Monday, February 6, 2023

Research: Grievance Arbitration Project

Back in November, I posted a bit about a research project I’m involved with that is looking at grievance-arbitration decisions in Alberta. As of this morning, we’ve coded about 441 decisions by arbitrators (spanning 2006 to 2011) and I’m in a position to talk a bit more about the project and the themes we’re seeing.

When a union and an employer are unable to resolve a disagreement about how the employer has applied the collective agreement (or law, policy, or past practice), they can remit the dispute to an arbitrator for a decision. Arbitration is a form of adjudication akin to the courts. One of the main differences between arbitration and the courts is that, in arbitration, the two parties normally jointly select the arbitrator who will hear the matter (although, sometimes other appointment processes are used).

During the selection process, it is common for a side to internally discuss the merits of proposing or accepting particular arbitrators to hear a matter. This discussion appears premised on the assumption that arbitrators can be (un)sympathetic to certain arguments, evidence, types of grievances, and kinds of grievers.

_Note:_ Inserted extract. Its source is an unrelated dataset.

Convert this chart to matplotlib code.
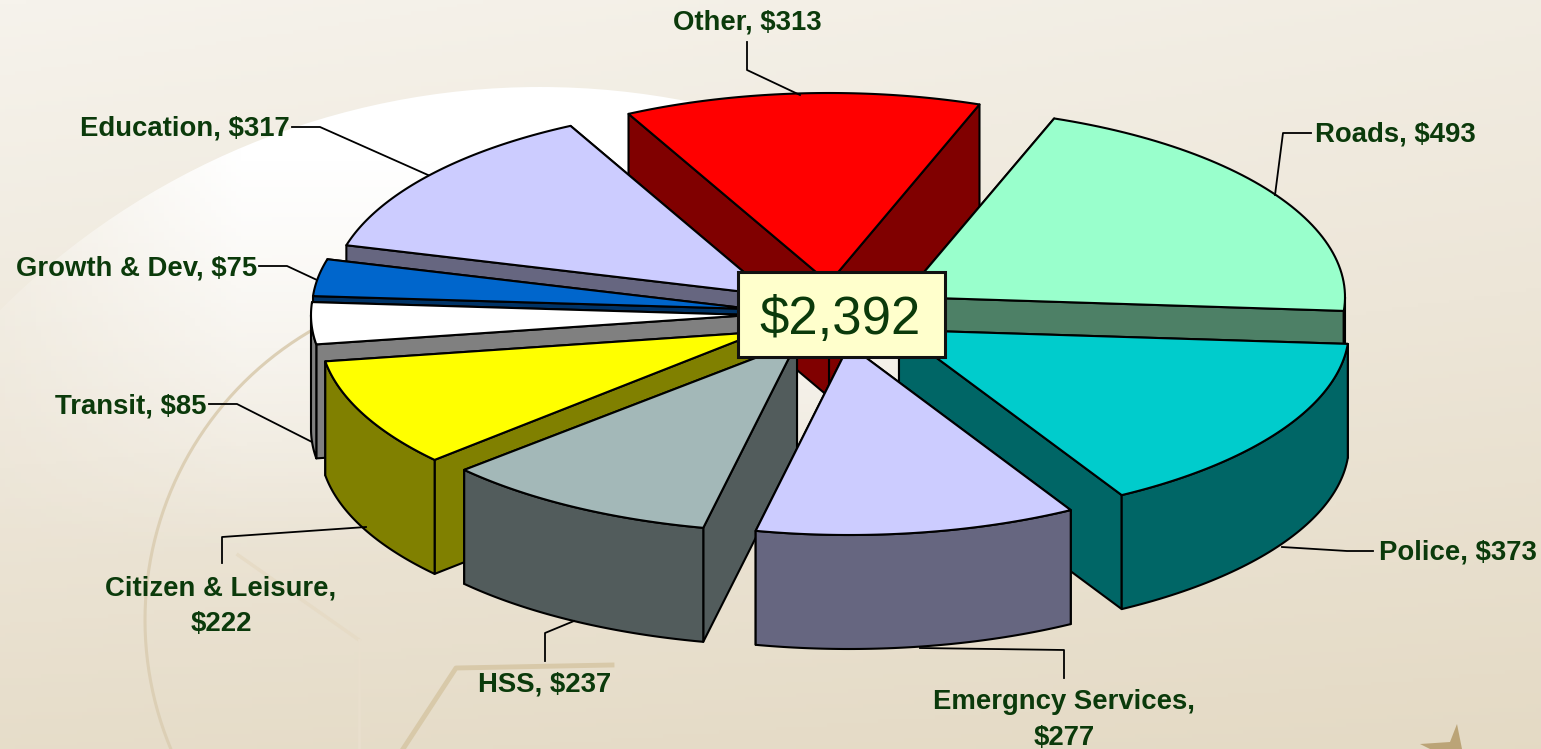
import numpy as np
import matplotlib
matplotlib.use("Agg")
import matplotlib.pyplot as plt
from matplotlib.colors import LinearSegmentedColormap
from matplotlib.patches import Circle, Polygon

W, H = 1541, 749

# data, clockwise from the Roads slice
categories = ["Roads", "Police", "Emergncy Services", "HSS", "Citizen & Leisure",
              "Transit", "Growth & Dev", "Education", "Other"]
values = [493, 373, 277, 237, 222, 85, 75, 317, 313]
total_label = "$2,392"

top_colors = ["#99FFCC", "#00CCCC", "#CCCCFF", "#A3B8B8", "#FFFF00",
              "#FFFFFF", "#0066CC", "#CCCCFF", "#FF0000"]
wall_colors = ["#4D8066", "#006666", "#666680", "#525C5C", "#808000",
               "#808080", "#003366", "#666680", "#800000"]

# look of the pie: tip x, tip y, x radius of each exploded slice
START_ANGLE = 20
RY = 190
DEPTH = 114
geometry = {
    "Roads": (903, 297, 442),
    "Police": (899, 330, 450),
    "Emergncy Services": (849, 345, 448),
    "HSS": (797, 342, 450),
    "Citizen & Leisure": (760, 332, 440),
    "Transit": (751, 315, 440),
    "Growth & Dev": (752, 309, 440),
    "Education": (771, 295, 440),
    "Other": (829, 283, 440),
}
draw_order = ["Other", "Education", "Roads", "Growth & Dev", "Transit", "Police",
              "Citizen & Leisure", "HSS", "Emergncy Services"]

LABEL_COLOR = "#0B3A0B"
FONT = "Liberation Sans"

# text, x, y, ha, leader line
labels = [
    ("Other, $313", 747, 22, "center", [(747, 42), (747, 70), (800, 95)]),
    ("Roads, $493", 1315, 135, "left", [(1311, 133), (1283, 133), (1275, 195)]),
    ("Police, $373", 1379, 553, "left", [(1373, 551), (1347, 551), (1282, 547)]),
    ("Emergncy Services,\n$277", 1064, 720, "center", [(1064, 678), (1064, 650), (920, 648)]),
    ("HSS, $237", 545, 684, "center", [(545, 661), (545, 633), (574, 621)]),
    ("Citizen & Leisure,\n$222", 221, 606, "center", [(222, 563), (222, 537), (366, 527)]),
    ("Transit, $85", 207, 406, "right", [(209, 404), (237, 404), (312, 442)]),
    ("Growth & Dev, $75", 257, 268, "right", [(259, 266), (287, 266), (317, 280)]),
    ("Education, $317", 290, 129, "right", [(292, 127), (320, 127), (428, 175)]),
]


def arc(geo, t0, t1, n=60):
    x, y, rx = geo
    t = np.radians(np.linspace(t0, t1, n))
    return np.column_stack([x + rx * np.sin(t), y - RY * np.cos(t)])


def draw_slice(ax, geo, t0, t1, top, wall):
    tip = np.array(geo[:2], dtype=float)
    rim = arc(geo, t0, t1)
    down = np.array([0, DEPTH])
    style = dict(edgecolor="black", linewidth=1.5, joinstyle="round", zorder=3)
    # the two cut faces, rear one first
    for p in sorted((rim[0], rim[-1]), key=lambda q: q[1]):
        face = [tip, p, p + down, tip + down]
        ax.add_patch(Polygon(face, facecolor=wall, **style))
    # outer wall, only where it faces the viewer
    a = max(t0 % 360, 90) if (t0 % 360) < 270 else None
    if a is not None and min(t1, 270) > a:
        front = arc(geo, a, min(t1, 270))
        ax.add_patch(Polygon(np.vstack([front, front[::-1] + down]), facecolor=wall, **style))
    ax.add_patch(Polygon(np.vstack([[tip], rim]), facecolor=top, **style))


fig = plt.figure(figsize=(W / 100, H / 100), dpi=100)
ax = fig.add_axes([0, 0, 1, 1])

# background: soft beige gradient, lighter towards the top left
yy, xx = np.mgrid[0:1:200j, 0:1:300j]
shade = np.clip(0.8 * yy + 0.25 * xx * (1 - yy) + 0.1 * xx * yy, 0, 1)
bg_cmap = LinearSegmentedColormap.from_list("bg", ["#F6F3EC", "#EDE6D8", "#E2D7C0"])
ax.imshow(shade, cmap=bg_cmap, extent=[0, W, H, 0], aspect="auto", vmin=0, vmax=1, zorder=0)

# large pale disc, fading downwards and towards both sides
py, px = np.mgrid[0:H:200j, 0:W:300j]
glow = np.ones((200, 300, 4))
fade_y = np.clip((560 - py) / 400, 0, 1)
fade_x = np.clip(0.2 + px / 300, 0, 1) * np.clip((1150 - px) / 300, 0, 1)
glow[..., 3] = fade_y * fade_x
img = ax.imshow(glow, extent=[0, W, H, 0], aspect="auto", zorder=1)
img.set_clip_path(Circle((540, 852), 765, transform=ax.transData))

# faint ornament lines of the slide behind the chart
ring = np.radians(np.linspace(112, 250, 80))
ax.plot(480 + 335 * np.cos(ring), 620 - 335 * np.sin(ring), color="#DCCFB5", linewidth=2.2, zorder=2)
ax.plot([403, 456, 612], [749, 668, 665], color="#D8C9A9", linewidth=3.5, zorder=2)
ax.plot([238, 359], [555, 640], color="#E6DBC6", linewidth=2.5, zorder=2)
ax.plot([359, 359], [640, 749], color="#E9DFCD", linewidth=2, zorder=2)
ax.add_patch(Polygon([(1457, 724), (1450, 742), (1420, 744), (1430, 749), (1462, 749)],
                     facecolor="#BBA477", edgecolor="none", zorder=2))

# slice angles come from the values
sweeps = np.array(values) / sum(values) * 360
starts = START_ANGLE + np.concatenate([[0], np.cumsum(sweeps)[:-1]])
for name in draw_order:
    i = categories.index(name)
    draw_slice(ax, geometry[name], starts[i], starts[i] + sweeps[i], top_colors[i], wall_colors[i])

for text, x, y, ha, line in labels:
    ax.text(x, y, text, ha=ha, va="center", color=LABEL_COLOR, fontsize=19.8, family=FONT,
            fontweight="bold", linespacing=1.5, zorder=6)
    xs, ys = zip(*line)
    ax.plot(xs, ys, color="black", linewidth=1.3, zorder=5)

# centre total
ax.add_patch(Polygon([(738, 272), (945, 272), (945, 357), (738, 357)], facecolor="#FFFFCC",
                     edgecolor="#111111", linewidth=2.2, zorder=7))
ax.text(840, 320, total_label, ha="center", va="center", color=LABEL_COLOR, fontsize=38,
        family=FONT, zorder=8)

ax.set_xlim(0, W)
ax.set_ylim(H, 0)
ax.axis("off")
fig.savefig("out.png", dpi=100)
plt.close(fig)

This belief is consistent with a constructivist view of the world, wherein there is infinite stimulus and what one pays attention to and how one interprets that stimulus is driven, in part, by one’s thoughts, beliefs, and expectations.

If the “who you get affects what you get” hypothesis is true, it suggests that identifying patterns in arbitrators’ decision-making can be used to increase the odds of success. This hypothesis (and, if true, the efficacy of various strategies that lever it) is part of what we’ll be examining once we’ve finished coding the dataset (ideally by Christmas 2023, but who knows).

In coding the dataset, we’re assigning the outcome of decisions one of three codes: union win, employer win, or mixed decision. An example of a mixed decision might be a termination grievance. The employer might seek to have the termination upheld, the union might seek to have it overturned and the worker reinstated without penalty, and the arbitrator may eventually decide there was grounds to discipline the worker, but that termination was unreasonable in the circumstances and then substitute some lesser penalty (e.g., a short suspension).

This coding allows us to visually (and statistically, I suppose) represent arbitral decisions like so. Yellow are union wins, green are mixed results, and blue are employer wins.



Note that, in this representation, both the union win and the mixed outcome category result in the worker being better off than they were before the decision. This suggests that looking at the “employer win” category (blue) is a useful way to get a quick and dirty sense of decision patterns.

The graphic above summarizes all decisions. The literature suggests that different types of disputes (e.g., discipline and termination grievances, salary and benefits grievances, grievances addressing seniority, selection, promotion and layoff) will have different win-loss patterns. I have teased apart the data that we have along these lines in the graphic below. Sorry the images are a bit har to read, the lines (top to bottom) are grievances addressing seniority, selection, promotion and layoff, salary and benefits grievances, discipline and termination grievances, and the overall average.



We do seem to see some interesting differences. Note that, in the discipline and termination decisions, the employer typically bears the onus (at least initially) or proving discipline was warranted. In most others kind of grievances, the union bears the onus of proving the grievance should be upheld.

If the “who you get affects what you gets” hypothesis is correct, we should see differences among the decision patterns of different arbitrators. I have presented below a randomly drawn selection of the early data in this regard (carefully anonymized) with the overall average at the top.



What this suggests is that there appear to be large differences in decision outcomes among arbitrators. Two important caveats are worth keeping in mind. This first is that the number of cases in the dataset to date for each arbitrator varies and is, overall, small. Small samples tend to yield swingy numbers, so we shouldn’t jump to conclusions based on a small sample. These differences may attenuate over time as we add cases (although we’re not seeing that yet in the data)

The second is that the facts of each case almost certainly impact the decision of the arbitrator. Our expectation is that, over many cases, differences between cases should attenuate (i.e., wash out) these case-specific differences. Together, these caveats also suggest that eliminating arbitrators with relatively few recorded decisions from the final dataset is likely appropriate.

When we look at arbitrator records on discipline and termination cases (which seem to be the largest single category of cases), we see similarly large differences among arbitrators. I have not visually presented that data, given the small number of cases for each arbitrator.